Lorsqu’on a été blessé, on attend souvent une forme de justice émotionnelle. On veut que l’autre reconnaisse qu’il a fait du mal. Ce besoin de validation n’est pas égoïste : il est humain. Il touche notre dignité. L’absence de demande de pardon peut être perçue comme une continuation de la blessure, voire un mépris silencieux. D’autant que dans les relations affectives – familiales ou amoureuses – la reconnaissance du tort est une étape fondatrice de réparation.
Ce besoin de reconnaissance est particulièrement fort dans les dynamiques intergénérationnelles. De nombreuses personnes âgées expriment avec douleur que certaines blessures vécues dans leur jeunesse sont restées sans explication. C’est pourquoi des outils comme le livre “Raconte-moi ton histoire” apportent une valeur précieuse : ils offrent un espace pour revisiter, en douceur, les jalons de sa vie, les fêlures, mais aussi les réparations possibles. Cette forme d'expression autonome facilite autant la parole que l'écoute bienveillante dans les familles.

Quand le pardon devient un geste pour soi
Dans certains cas, attendre que l’autre demande pardon revient à remettre notre paix intérieure entre ses mains. Or, si cette personne est dans le déni, absente, ou décédée, cette attente tourne à l'impossible. Le risque de rester figé dans la douleur est alors majeur.
Beaucoup d’approches psychothérapeutiques modernes invitent à considérer le pardon comme un acte symbolique d’émancipation. L’objectif n’est pas de réconcilier à tout prix, mais de désamorcer l’emprise émotionnelle que cette blessure exerce sur notre vie psychique. Ce pardon sans réciprocité est souvent vécu comme une étape difficile mais libératrice – un deuil de l’attente.
Des pratiques introspectives comme l’écriture, les lettres non envoyées, ou la relecture de son parcours dans un support structurant peuvent jouer un rôle de catalyseur. Certains participants à des cercles de parole ou utilisant des livres-guides rapportent sentir une forme d'apaisement simplement en donnant une existence écrite à leur ressenti.

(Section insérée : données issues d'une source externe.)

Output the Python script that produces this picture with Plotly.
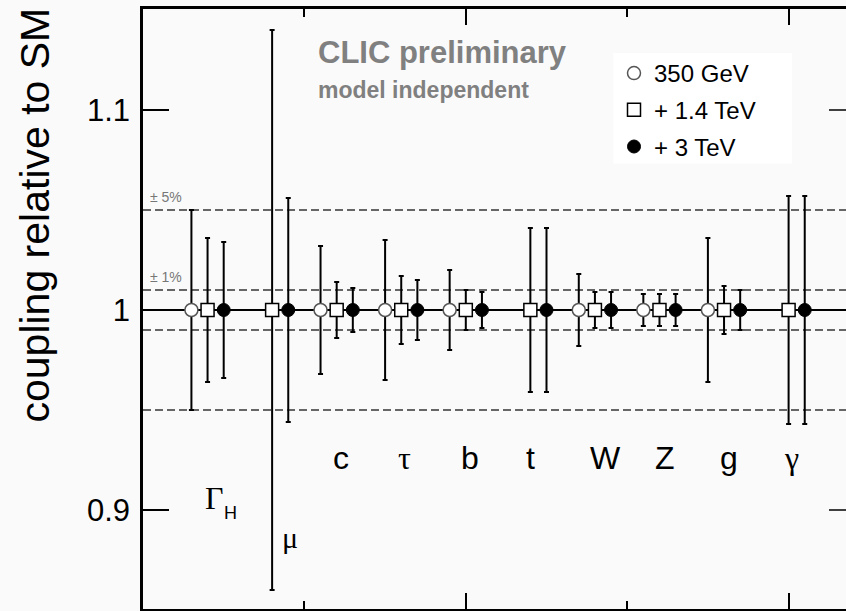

Faut-il toujours pardonner pour guérir ?
Il est important de rappeler que le pardon n’est pas une obligation morale. Il est parfois présenté comme le seul chemin valable vers la liberté intérieure ou la guérison, ce qui peut culpabiliser ceux qui n’y parviennent pas, ou ne souhaitent pas le faire. Certains traumas – abus, trahisons graves, violences durables – peuvent rendre le pardon trop tôt, ou trop violent, car il nie alors l’ampleur de ce qui a été vécu.
Dans ces cas, l’exploration émotionnelle, la mise en récit, et le fait de pouvoir dire « j’ai été blessé » sans chercher à excuser, peuvent déjà apporter une forme d’apaisement. Le pardon, plutôt qu'une étape imposée, devient alors un éventuel fruit du cheminement. Si certains ressentent qu’ils n’ont pas besoin de pardonner pour aller mieux, leur choix est tout aussi légitime que celui de ceux qui y aspirent.
Comment transmettre cette réflexion aux jeunes générations ?
Favoriser la transmission de ces expériences, qu’il s’agisse de pardons accordés ou refusés, de blessures dépassées ou encore sensibles, c’est aussi inviter au dialogue intergénérationnel. Beaucoup de petits-enfants ignorent les épreuves traversées par leurs grands-parents, ou confondent silence et paix intérieure. C’est souvent lorsqu’un proche s’ouvre à raconter son histoire que se dévoilent les dilemmes complexes qu’il a traversé.
“Raconte-moi ton histoire” s’inscrit dans cette volonté d’ancrer les récits de vie dans la mémoire familiale. Ce livre à compléter propose des questions structurantes, qui peuvent conduire à exprimer des blessures enfouies, réconciliées ou non. Il n’impose pas le pardon. Il laisse place à la nuance, permettant que celle-ci soit transmise comme une valeur humaine à part entière, à travers le vécu personnel.
À l’approche de moments symboliques – fêtes familiales, Noël, fins de vie – ces réflexions peuvent aussi être partagées sans pression ni attente, comme un récit de ce qui a été, pour que d’autres choisissent, à leur tour, leur propre voie.